Soon, with the coming of the tablet – the iPad and the Kindle Fire being the two most high-profile examples – gaming altered yet again. Here we have units with large amounts of memory, fast processors, and sizable, high-quality touch screens. Ports of console games – or games that rivaled the consoles in quality – soon emerged. Soul Calibur, Zenonia, Assassin’s Creed, Dead Space, X-Men, Dungeon Hunter, Eternity Warriors, and many others arrived, supported by small fees to play the game, ads, or even purchasing in-game items with real money.
The winter of discontent for the hand-held console had come.
And it was no surprise when Nintendo, chastened by the falling market as well as the difficulties it had had with its latest handheld, the 3DS, reported its first annual revenue loss since the 1980s. And when the new Sony Vita, a version of the PSP with further enhancements to make it more and more like a tablet (including TWO touch screens) came out, tongues began to wag – “Has the handheld – indeed, has the gaming console as a whole – come to the end of its days?”
The mobile gaming platform is growing. Fast.
By one estimate, global demand for tablet computers is expected to hit 130 million by next year. The new iPad 3, expected this fall, is predicted to take a major chunk out of handheld revenue for both Sony and Nintendo. It is thought that mobile gaming will become a $16 billion industry globally by 2016, and mobile gamers in the U.S. have increased from 75 million to more than 100 million – meaning that nearly one out of every three people in the U.S. use either a tablet or, most likely, a phone to get their gaming fix. And more and more of them are paying money for the privilege.

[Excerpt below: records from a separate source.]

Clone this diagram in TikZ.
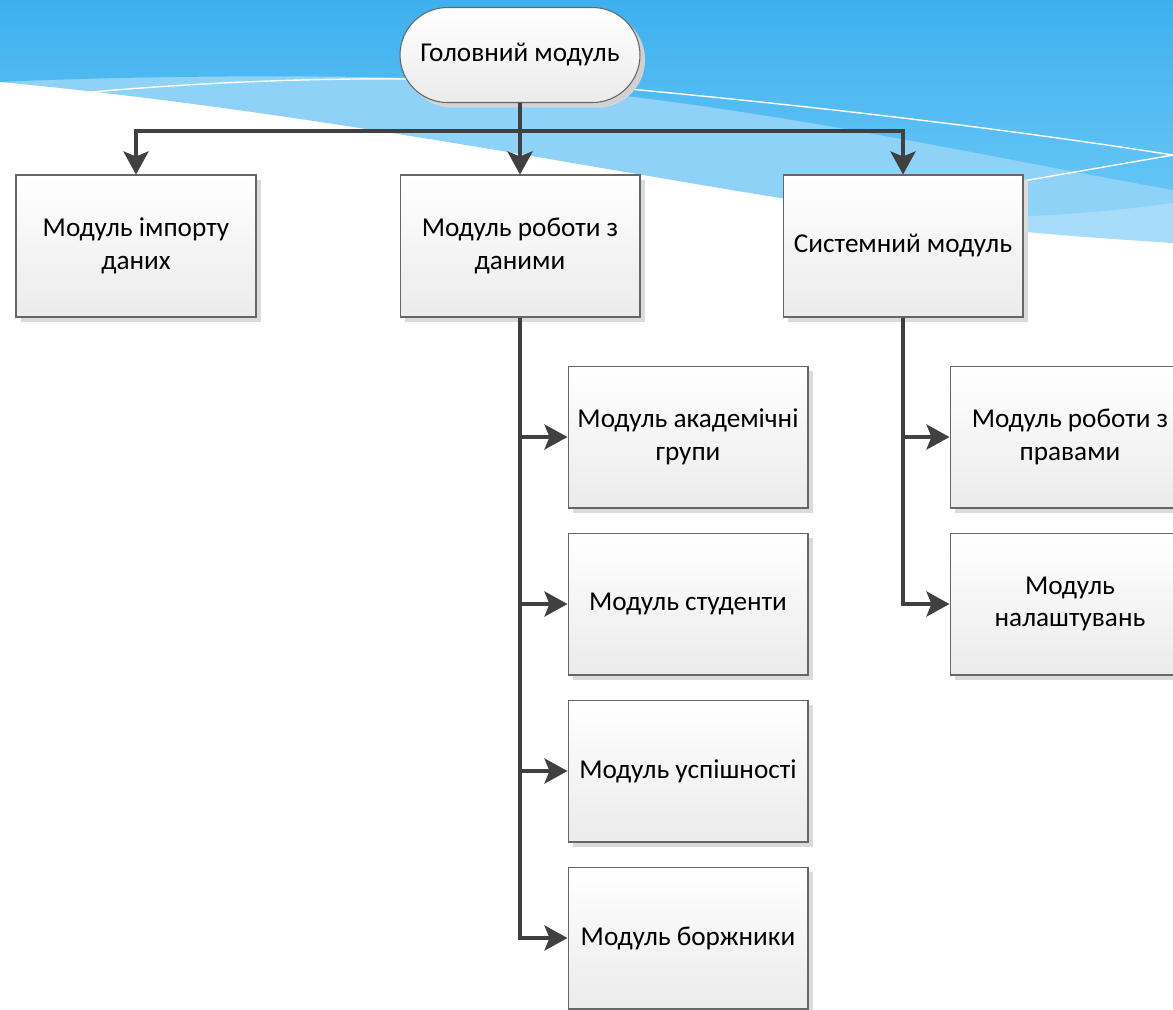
\documentclass[tikz,border=0pt]{standalone}
\usepackage{fontspec}
\setmainfont{Carlito}
\usetikzlibrary{arrows.meta, shadows}
\definecolor{skytop}{RGB}{62,176,238}
\definecolor{skybot}{RGB}{100,197,246}
\definecolor{skymid}{RGB}{142,210,248}
\definecolor{skylight}{RGB}{167,221,250}
\definecolor{linkgray}{RGB}{64,64,64}
\definecolor{boxgray}{RGB}{235,235,235}

\begin{document}
\begin{tikzpicture}[x=0.02cm, y=-0.02cm,
  every node/.style={font=\fontsize{15.5}{18.5}\selectfont},
  mod/.style={draw=black!60, line width=0.6pt, minimum width=4.8cm, minimum height=2.84cm,
    inner sep=2pt, align=center, top color=white, bottom color=boxgray,
    drop shadow={fill=black!14, opacity=1, shadow xshift=0.1cm, shadow yshift=-0.1cm}},
  head/.style={mod, minimum height=1.9cm, rounded corners=0.95cm,
    drop shadow={fill=black!25, opacity=0.35, shadow xshift=0.1cm, shadow yshift=-0.08cm}},
  ed/.style={-{Stealth[length=0.46cm, width=0.5cm, inset=0.1cm]}, line width=0.08cm, linkgray},
  swirl/.style={white, line width=0.8pt}
]
\useasboundingbox (0,0) rectangle (1173,1009);
% sky in the top band
\fill[skylight] (560,140) -- (800,201) .. controls (950,225) and (1000,232) .. (1173,243)
  -- (1173,150) -- cycle;
\fill[skymid] (0,82) .. controls (300,110) and (600,170) .. (800,201)
  .. controls (950,225) and (1060,218) .. (1173,203) -- (1173,0) -- (0,0) -- cycle;
\shade[top color=skytop, bottom color=skybot] (0,0) -- (1173,0) -- (1173,190)
  .. controls (950,150) and (700,92) .. (420,78) .. controls (250,74) and (80,78) .. (0,82) -- cycle;
\draw[swirl] (92,92) .. controls (250,78) and (450,72) .. (640,90)
  .. controls (820,107) and (1000,128) .. (1173,155);
\draw[swirl] (1023,181) -- (1173,155);
% modules
\node[head] (main) at (520,55) {Головний модуль};
\node[mod] (imp) at (136,246) {Модуль імпорту\\даних};
\node[mod] (data) at (520,246) {Модуль роботи з\\даними};
\node[mod] (sys) at (903,246) {Системний модуль};
\foreach \n/\y/\t in {acad/437/{Модуль академічні\\групи}, stud/604/{Модуль студенти},
                      usp/771/{Модуль успішності}, borg/938/{Модуль боржники}}
  \node[mod] (\n) at (688,\y) {\t};
\node[mod] (prava) at (1070,437) {Модуль роботи з\\правами};
\node[mod] (nal) at (1070,604) {Модуль\\налаштувань};
% links
\coordinate (bus) at (520,131);
\draw[ed] (main.south) -- (data.north);
\draw[ed] (bus) -| (imp.north);
\draw[ed] (bus) -| (sys.north);
\foreach \n in {acad,stud,usp,borg} \draw[ed] (data.south) |- (\n.west);
\foreach \n in {prava,nal} \draw[ed] (sys.south) |- (\n.west);
\end{tikzpicture}
\end{document}
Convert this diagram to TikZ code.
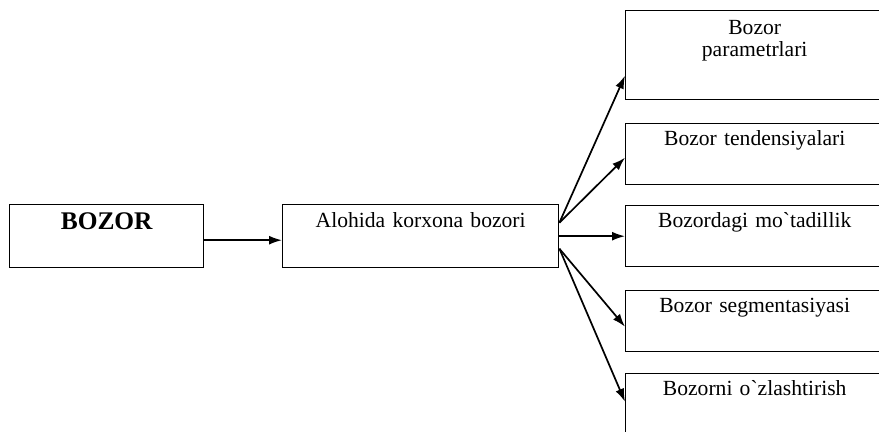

It’s not hard to see why the tablet/phone model is working. The games can be created quickly and marketed just as fast – and cheaply: make the game, put it up on Google Play or the App Store and purchase a few ads, and you’re likely to have a winner. The tablet games can also be funded easily. Players can get sucked in by a “free” game, only to make money for the company by clicking an ad, or buying some in-game equipment for their character. Small fees – for instance, just $6.99 for the Kindle Fire version of Dead Space – are also attractive, and the games can be downloaded nearly anywhere.
Another issue – phones and tablets are already available. Owners don’t have to go out and purchase another console for $200 to play the latest game – it’s already compatible with their mobile device.
Despite owning a PSP, DSi, and a Kindle Fire (with a 3DS on the way…) I still play my old Game Boy Advance (my original Game Boy pooped out on me 12 years ago). I still play the old games, still get a kick out of them. And I know in my head that until my Advance breathes its last, the original handheld console and the dreams of the old days will stick around for me.
Gaming has continually evolved and changed over the last 30 years. Atari rose and fell, Sega waxed and waned, and the Neo-Geo, TurboGrafix 16, and even, yes the Virtual Boy, held the stage for a moment before dying. We’re now in a new moment in gaming – once upon a time, video games were just for kids, and usually boys at that. Now boys and girls, men and women of all ages are getting into gaming through their mobile devices. Some might say that’s changing the face of gaming, and not for the better. Gamers like their privileged spot in Geekdom, and why not?
But we’re all playing games now. And it’s only going to keep growing.